Ao tratar do drama da personagem de Tomás Antonio Gonzaga, o narrador de O romanceiro da Inconfidência descreve-o do seguinte modo:

“Tanto impou de namorado!
E agora, quando se mira
vê-se um mísero coitado...
(como lá diz numa lira...)
- Se nas águas se mirasse,
veria ralo o cabelo
- Um par de esporas, somente.
E murcha e pálida, a face. 

- Falta-lhe aquele desvelo
da sua pastora terna...
- Deveria socorrê-lo..
-... a quem dará glória eterna!... –
Ai, que ricos libertinos!
Tudo era Inglaterra e França,
e, em redor, versos latinos...

- lá se lhes foi a esperança!
- Mas segue com seus embargos.
(Quem porfia, sempre alcança...)
- Os argumentos são largos.
- Que tem luzes, ninguém nega,
- Mas são coisas da Fortuna,
que bem se sabe ser cega...

- Não lhe sendo a hora oportuna,
perder-se-á tudo que alega”. 

a) Quais aspectos do Arcadismo aparecem nessa caracterização?

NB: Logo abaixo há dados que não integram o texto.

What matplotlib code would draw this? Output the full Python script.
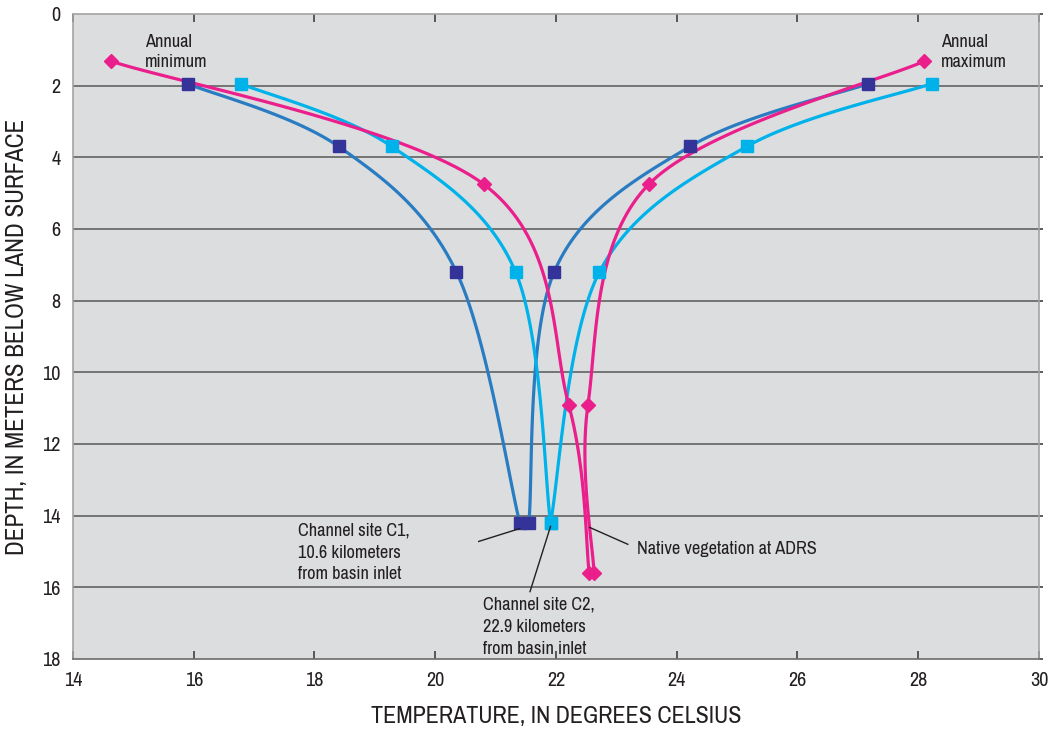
import matplotlib
matplotlib.use('Agg')
import matplotlib.pyplot as plt
from matplotlib import font_manager
import numpy as np

# Temperature (deg C) and depth (m) of annual minimum and maximum profiles
c1_min_temp = [15.9, 18.4, 20.35, 21.4]
c1_min_depth = [1.95, 3.7, 7.2, 14.2]
c1_max_temp = [21.55, 21.97, 24.22, 27.17]
c1_max_depth = [14.2, 7.2, 3.7, 1.95]

c2_min_temp = [16.78, 19.28, 21.33, 21.91]
c2_min_depth = [1.95, 3.7, 7.2, 14.2]
c2_max_temp = [21.91, 22.72, 25.16, 28.22]
c2_max_depth = [14.2, 7.2, 3.7, 1.95]

nv_min_temp = [14.63, 20.8, 22.21, 22.55]
nv_min_depth = [1.32, 4.75, 10.9, 15.6]
nv_max_temp = [22.63, 22.53, 23.54, 28.1]
nv_max_depth = [15.6, 10.9, 4.75, 1.32]

x_ticks = list(range(14, 31, 2))
y_ticks = list(range(0, 19, 2))

narrow = [f.name for f in font_manager.fontManager.ttflist
          if 'Narrow' in f.name or 'Condensed' in f.name]
font_name = narrow[0] if narrow else 'DejaVu Sans'
plt.rcParams['font.family'] = [font_name, 'DejaVu Sans']
plt.rcParams['font.stretch'] = 'condensed'

fig = plt.figure(figsize=(10.5, 7.31), dpi=100)
ax = fig.add_axes([0.0695, 0.0985, 0.92, 0.8825])
ax.set_facecolor('#dcdddf')
ax.set_xlim(14, 30)
ax.set_ylim(18, 0)


def smooth_curve(ax, xs, ys, n=40):
    # Catmull-Rom through the points, computed in display space
    pts = ax.transData.transform(np.column_stack([xs, ys]))
    out = []
    m = len(pts)
    for i in range(m - 1):
        p0 = pts[max(i - 1, 0)]
        p1 = pts[i]
        p2 = pts[i + 1]
        p3 = pts[min(i + 2, m - 1)]
        c1 = p1 + (p2 - p0) / 6.0
        c2 = p2 - (p3 - p1) / 6.0
        t = np.linspace(0, 1, n)[:, None]
        seg = ((1 - t) ** 3 * p1 + 3 * (1 - t) ** 2 * t * c1
               + 3 * (1 - t) * t ** 2 * c2 + t ** 3 * p2)
        out.append(seg if i == 0 else seg[1:])
    curve = ax.transData.inverted().transform(np.vstack(out))
    return curve[:, 0], curve[:, 1]


series = [
    (c1_min_temp, c1_min_depth, '#2a7cc2', '#333399', 's', 9),
    (c1_max_temp, c1_max_depth, '#2a7cc2', '#333399', 's', 9),
    (c2_min_temp, c2_min_depth, '#00b2ea', '#00b2ea', 's', 9),
    (c2_max_temp, c2_max_depth, '#00b2ea', '#00b2ea', 's', 9),
    (nv_min_temp, nv_min_depth, '#ea1f8c', '#ea1f8c', 'D', 7),
    (nv_max_temp, nv_max_depth, '#ea1f8c', '#ea1f8c', 'D', 7),
]

for xs, ys, lc, mc, mk, ms in series:
    sx, sy = smooth_curve(ax, xs, ys)
    ax.plot(sx, sy, color=lc, lw=2.3, zorder=3, solid_capstyle='round')
    ax.plot(xs, ys, ls='none', marker=mk, ms=ms, color=mc,
            markeredgecolor=mc, zorder=4)

# horizontal grid at each depth tick
for y in y_ticks[1:-1]:
    ax.axhline(y, color='#6b6b6b', lw=1.3, zorder=1)

ax.set_xticks(x_ticks)
ax.set_yticks(y_ticks)
ax.tick_params(axis='x', direction='in', top=True, length=6, width=1.2,
               color='#404040', labelsize=14.5, pad=9)
ax.tick_params(axis='y', direction='out', left=False, right=True, length=3,
               width=1.2, color='#404040', labelsize=14.5, pad=6)
for lab in ax.get_xticklabels() + ax.get_yticklabels():
    lab.set_fontweight('semibold')
    lab.set_color('#231f20')
for side in ax.spines.values():
    side.set_color('#a3a3a3')
    side.set_linewidth(1.2)
ax.spines['bottom'].set_color('#6b6b6b')

ax.set_xlabel('TEMPERATURE, IN DEGREES CELSIUS', fontsize=17.3, labelpad=11,
              color='#231f20')
ax.set_ylabel('DEPTH, IN METERS BELOW LAND SURFACE', fontsize=18,
              labelpad=10, color='#231f20')

txt = dict(fontsize=13.2, color='#231f20', zorder=5)
ax.text(15.19, 1.06, 'Annual\nminimum', ha='left', va='center',
        linespacing=1.25, **txt)
ax.text(28.37, 1.06, 'Annual\nmaximum', ha='left', va='center',
        linespacing=1.25, **txt)
ax.text(17.72, 15.03, 'Channel site C1,\n10.6 kilometers\nfrom basin inlet',
        ha='left', va='center', linespacing=1.45, **txt)
ax.text(20.79, 17.1, 'Channel site C2,\n22.9 kilometers\nfrom basin inlet',
        ha='left', va='center', linespacing=1.45, **txt)
ax.text(23.34, 14.92, 'Native vegetation at ADRS', ha='left', va='center',
        **txt)

lead = dict(color='#231f20', lw=1.0, zorder=5)
ax.plot([20.72, 21.4], [14.72, 14.36], **lead)
ax.plot([21.57, 21.91], [16.12, 14.3], **lead)
ax.plot([23.19, 22.56], [14.8, 14.33], **lead)

fig.savefig('out.png', dpi=100)
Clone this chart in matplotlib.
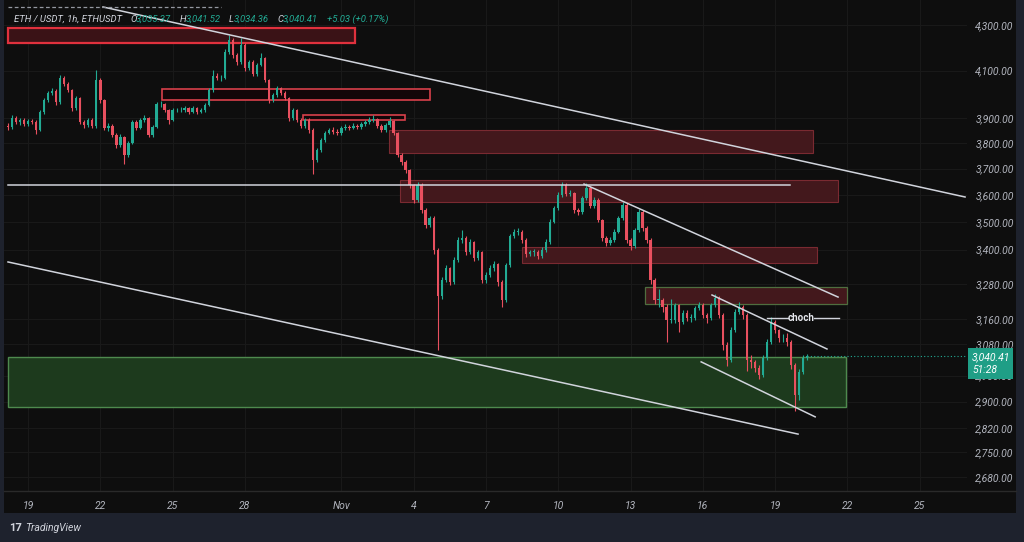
import numpy as np
import matplotlib.pyplot as plt
from matplotlib.patches import Rectangle
from matplotlib.ticker import NullLocator, NullFormatter

plt.rcParams['font.family'] = ['Roboto', 'DejaVu Sans']

W, H = 1024, 542

# 4h candles starting Oct 18 04:00 ; x unit = day of October (Nov n -> 31 + n)
t0 = 18 + 4 / 24.
first_open = 3870.0
closes = [3865, 3902, 3885, 3893, 3877, 3889, 3885, 3853, 3926, 3975,
          4004, 4013, 3967, 4068, 4043, 4017, 3942, 3984, 3885, 3873,
          3893, 3869, 4060, 3975, 3861, 3869, 3833, 3793, 3825, 3753,
          3801, 3885, 3861, 3893, 3901, 3833, 3865, 3958, 3958, 3934,
          3893, 3934, 3934, 3934, 3942, 3926, 3942, 3926, 3934, 3955,
          4017, 4077, 4068, 4068, 4180, 4233, 4167, 4137, 4211, 4111,
          4137, 4085, 4124, 4154, 4060, 3975, 3996, 4026, 4005, 3984,
          3901, 3934, 3893, 3869, 3893, 3853, 3734, 3773, 3813, 3841,
          3853, 3845, 3841, 3861, 3865, 3861, 3869, 3865, 3877, 3885,
          3893, 3897, 3869, 3853, 3873, 3889, 3841, 3753, 3726, 3695,
          3637, 3581, 3637, 3543, 3488, 3514, 3398, 3240, 3293, 3335,
          3286, 3363, 3434, 3441, 3391, 3427, 3370, 3391, 3293, 3310,
          3335, 3349, 3286, 3225, 3345, 3448, 3463, 3463, 3434, 3384,
          3391, 3391, 3377, 3398, 3427, 3500, 3551, 3599, 3637, 3603,
          3607, 3543, 3536, 3588, 3626, 3558, 3581, 3507, 3441, 3423,
          3434, 3463, 3514, 3562, 3434, 3412, 3470, 3536, 3478, 3434,
          3293, 3225, 3225, 3201, 3158, 3158, 3208, 3151, 3181, 3165,
          3165, 3198, 3208, 3175, 3165, 3208, 3232, 3175, 3077, 3029,
          3125, 3185, 3201, 3175, 3029, 3023, 3004, 2982, 3035, 3086,
          3151, 3125, 3099, 3099, 3086, 3013, 2920, 2991, 3035, 3040.41]
highs = [3880, 3912, 3910, 3901, 3900, 3897, 3898, 3892, 3934, 3986,
         4015, 4024, 4020, 4080, 4075, 4050, 4022, 3992, 3990, 3895,
         3902, 3900, 4102, 4068, 3980, 3880, 3875, 3840, 3835, 3830,
         3810, 3894, 3893, 3902, 3915, 3906, 3874, 3968, 3970, 3962,
         3940, 3942, 3944, 3946, 3950, 3948, 3952, 3948, 3944, 3964,
         4026, 4102, 4090, 4082, 4192, 4256, 4240, 4175, 4240, 4218,
         4146, 4144, 4133, 4175, 4160, 4066, 4005, 4034, 4032, 4012,
         3990, 3942, 3940, 3900, 3902, 3900, 3860, 3782, 3822, 3850,
         3862, 3865, 3856, 3870, 3876, 3874, 3880, 3878, 3886, 3895,
         3905, 3912, 3902, 3875, 3882, 3905, 3893, 3846, 3760, 3732,
         3700, 3642, 3648, 3645, 3550, 3522, 3520, 3405, 3302, 3345,
         3340, 3372, 3445, 3470, 3448, 3436, 3432, 3400, 3396, 3320,
         3344, 3358, 3354, 3292, 3352, 3456, 3475, 3478, 3470, 3440,
         3400, 3402, 3398, 3408, 3436, 3510, 3560, 3610, 3650, 3645,
         3618, 3612, 3552, 3596, 3645, 3632, 3592, 3588, 3512, 3448,
         3445, 3472, 3522, 3575, 3568, 3440, 3478, 3548, 3542, 3484,
         3440, 3300, 3262, 3232, 3210, 3230, 3216, 3212, 3190, 3190,
         3178, 3205, 3220, 3214, 3182, 3216, 3245, 3238, 3180, 3085,
         3135, 3195, 3220, 3208, 3180, 3045, 3030, 3012, 3045, 3095,
         3168, 3158, 3130, 3112, 3115, 3092, 3020, 3000, 3045, 3048]
lows = [3852, 3858, 3876, 3874, 3868, 3870, 3875, 3838, 3848, 3918,
        3968, 3995, 3956, 3960, 4034, 4008, 3932, 3935, 3875, 3862,
        3866, 3860, 3862, 3965, 3852, 3850, 3825, 3782, 3786, 3717,
        3745, 3795, 3852, 3855, 3886, 3824, 3826, 3860, 3948, 3926,
        3876, 3888, 3924, 3925, 3928, 3918, 3920, 3918, 3920, 3928,
        3950, 4010, 4058, 4056, 4062, 4172, 4155, 4125, 4130, 4100,
        4102, 4075, 4078, 4118, 4050, 3965, 3968, 3990, 3996, 3975,
        3890, 3895, 3884, 3860, 3862, 3842, 3680, 3725, 3766, 3806,
        3835, 3836, 3832, 3834, 3852, 3852, 3855, 3856, 3858, 3870,
        3878, 3886, 3860, 3845, 3846, 3866, 3832, 3744, 3716, 3684,
        3625, 3570, 3575, 3532, 3478, 3480, 3385, 3061, 3228, 3286,
        3275, 3280, 3355, 3425, 3382, 3384, 3360, 3362, 3282, 3284,
        3302, 3326, 3272, 3202, 3218, 3340, 3440, 3452, 3425, 3374,
        3376, 3378, 3366, 3370, 3392, 3420, 3494, 3545, 3592, 3595,
        3596, 3534, 3525, 3530, 3580, 3550, 3550, 3498, 3432, 3412,
        3415, 3428, 3458, 3506, 3424, 3400, 3405, 3462, 3468, 3424,
        3280, 3212, 3200, 3185, 3085, 3148, 3150, 3118, 3145, 3155,
        3152, 3158, 3190, 3166, 3150, 3158, 3200, 3165, 3060, 3010,
        3022, 3118, 3178, 3160, 2995, 3005, 2990, 2968, 2975, 3028,
        3080, 3115, 3088, 3085, 3075, 3000, 2872, 2905, 2985, 3030]

# supply zones (day from, day to, low, high)
red_x0 = [18.17, 24.56, 30.41, 33.98, 34.44, 39.50, 44.60]
red_x1 = [32.57, 35.68, 34.64, 51.57, 52.61, 51.74, 52.98]
red_lo = [4220, 3977, 3893, 3761, 3573, 3352, 3211]
red_hi = [4287, 4020, 3914, 3853, 3656, 3409, 3269]
# demand zone
green_zone = (18.17, 52.94, 2883, 3038)

# trendlines: (day0, price0, day1, price1)
trend_lines = [(22.11, 4382, 57.88, 3592),
               (18.17, 3637, 50.62, 3637),
               (18.17, 3356, 50.95, 2803),
               (42.07, 3641, 52.61, 3235),
               (47.38, 3242, 52.15, 3064),
               (46.93, 3023, 51.66, 2854)]
choch_price = 3165

yticks = [2680, 2750, 2820, 2900, 2980, 3080, 3160, 3280, 3400, 3500,
          3600, 3700, 3800, 3900, 4100, 4300]
xticks = [19, 22, 25, 28, 32, 35, 38, 41, 44, 47, 50, 53, 56]
xlabels = ['19', '22', '25', '28', 'Nov', '4', '7', '10', '13', '16', '19', '22', '25']
last_price = 3040.41

UP, DOWN = '#22ab94', '#e8505f'
TXT = '#b2b5be'


def fx(x):
    return x / W


def fy(y):
    return 1 - y / H


fig = plt.figure(figsize=(W / 100, H / 100), dpi=100)
fig.patch.set_facecolor('#1e222d')
fig.add_artist(Rectangle((fx(4), fy(513)), fx(1016) - fx(4), fy(0) - fy(513),
                         transform=fig.transFigure, facecolor='#0e0e0e',
                         edgecolor='none', zorder=0))
fig.add_artist(plt.Line2D([fx(4), fx(1016)], [fy(491), fy(491)],
                          transform=fig.transFigure, color='#2a2a2a', lw=1))

ax = fig.add_axes([fx(4), fy(491), fx(967) - fx(4), fy(0) - fy(491)])
ax.set_facecolor('#0e0e0e')
for s in ax.spines.values():
    s.set_visible(False)
ax.set_yscale('log')
ax.set_ylim(2641, 4414)
ax.set_xlim(18.004, 57.96)
ax.yaxis.set_minor_locator(NullLocator())
ax.yaxis.set_minor_formatter(NullFormatter())
ax.set_yticks(yticks)
ax.set_yticklabels(['{:,.2f}'.format(v) for v in yticks])
ax.yaxis.tick_right()
ax.set_xticks(xticks)
ax.set_xticklabels(xlabels)
ax.tick_params(axis='y', length=0, pad=6, labelsize=7.5, labelcolor=TXT)
ax.tick_params(axis='x', length=0, pad=7, labelsize=7.5, labelcolor=TXT)
for lab in ax.get_xticklabels() + ax.get_yticklabels():
    lab.set_fontstyle('italic')
ax.grid(True, color='#1a1a1a', lw=0.7)
ax.set_axisbelow(True)

# zones
gx0, gx1, glo, ghi = green_zone
ax.add_patch(Rectangle((gx0, glo), gx1 - gx0, ghi - glo, facecolor='#1d3a1d',
                       edgecolor='#4e8a4e', lw=1, zorder=1))
zone_face = ['#3a1216', '#120608', '#120608', '#43181c', '#43181c', '#43181c', '#43181c']
zone_edge = ['#e0313d', '#d8404b', '#d8404b', '#7a2a31', '#7a2a31', '#7a2a31', '#4f6e3f']
zone_lw = [1.6, 1.2, 1.2, 0.8, 0.8, 0.8, 0.9]
for k in range(len(red_x0)):
    ax.add_patch(Rectangle((red_x0[k], red_lo[k]), red_x1[k] - red_x0[k],
                           red_hi[k] - red_lo[k], facecolor=zone_face[k],
                           edgecolor=zone_edge[k], lw=zone_lw[k], zorder=1))

# candles
c = np.array(closes, dtype=float)
o = np.r_[first_open, c[:-1]]
hi = np.array(highs, dtype=float)
lo = np.array(lows, dtype=float)
t = t0 + np.arange(len(c)) / 6.
col = np.where(c >= o, UP, DOWN)
ax.vlines(t, lo, hi, colors=col, lw=0.8, zorder=3)
ax.bar(t, np.maximum(np.abs(c - o), 2.0), bottom=np.minimum(o, c), width=0.1,
       color=col, zorder=4)

# trend lines
for x0, p0, x1, p1 in trend_lines:
    ax.plot([x0, x1], [p0, p1], color='#d1d4dc', lw=1.1, zorder=5)

# choch marker
ax.plot([49.66, 50.54], [choch_price, choch_price], color='#d1d4dc', lw=1, zorder=5)
ax.plot([51.61, 52.65], [choch_price, choch_price], color='#d1d4dc', lw=1, zorder=5)
ax.text(51.07, choch_price, 'choch', color='#e6e8ee', fontsize=7, fontweight='bold',
        ha='center', va='center', zorder=6)

# top dashed line
ax.plot([18.17, 27.0], [4382, 4382], color='#9598a1', lw=0.9, ls=(0, (3, 2)), zorder=5)

# last price line
ax.plot([t[-1], 57.96], [last_price, last_price], color=UP, lw=0.8,
        ls=(0, (1, 2)), zorder=5)

# header legend
hdr = [(14, 'ETH / USDT, 1h, ETHUSDT', '#d1d4dc'),
       (130, 'O', '#d1d4dc'), (136, '3,035.37', UP),
       (180, 'H', '#d1d4dc'), (186, '3,041.52', UP),
       (229, 'L', '#d1d4dc'), (234, '3,034.36', UP),
       (277, 'C', '#d1d4dc'), (283, '3,040.41', UP),
       (327, '+5.03 (+0.17%)', UP)]
for x, s, cc in hdr:
    fig.text(fx(x), fy(19), s, color=cc, fontsize=6.8, va='center', ha='left',
             style='italic')

# price tag (covers the 2,980.00 label as in the original)
fig.add_artist(Rectangle((fx(968), fy(379)), fx(1013) - fx(968), fy(348) - fy(379),
                         transform=fig.transFigure, facecolor='#1f9e86',
                         edgecolor='none', zorder=10))
fig.text(fx(972), fy(357), '{:,.2f}'.format(last_price), color='white',
         fontsize=7.5, va='center', ha='left', style='italic', zorder=11)
fig.text(fx(972), fy(370), '51:28', color='white', fontsize=7.5,
         va='center', ha='left', style='italic', zorder=11)

# TradingView logo
fig.text(fx(9), fy(528), '17', color='#d1d4dc', fontsize=8, fontweight='bold',
         va='center', ha='left')
fig.text(fx(25), fy(528), 'TradingView', color='#d1d4dc', fontsize=7.5,
         style='italic', va='center', ha='left')

fig.savefig('out.png', dpi=100, facecolor=fig.get_facecolor())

b) Em que medida o poema de Cecília Meireles contradiz esses aspectos?

a) Como é frequente em textos árcades, o ambiente apresentado no poema faz referência a um espaço natural bucólico: “– Se nas águas se mirasse”. O texto de Cecília Meireles também pode ser relacionado à convenção pastoril do movimento setecentista: “– Falta-lhe aquele desvelo / da sua pastora terna...” Por fim, há a presença de referências à mitologia greco-latina, por meio da menção à “Fortuna”, deusa que dirigia o acaso nas trajetórias humanas.

b) O poema de Cecília Meireles contradiz os típicos aspectos do Arcadismo porque não se vale da idealização de um locus amoenus (lugar aprazível, ameno), onde o pastor vivencia ternos jogos amorosos com a sua musa. Aqui, Gonzaga não é o pastor apaixonado, caracterizado de forma positiva e otimista. Está decadente, tem cabelo ralo e uma face “murcha e pálida”, exatamente por ter sido afastado de sua musa inspiradora. Segundo o poema de Cecília, os ideais iluministas não foram suficientes para a resolução do conflito, uma vez que a “Fortuna” é cega. Dessa forma, o texto não endossa a postura racional que predomina na poesia árcade.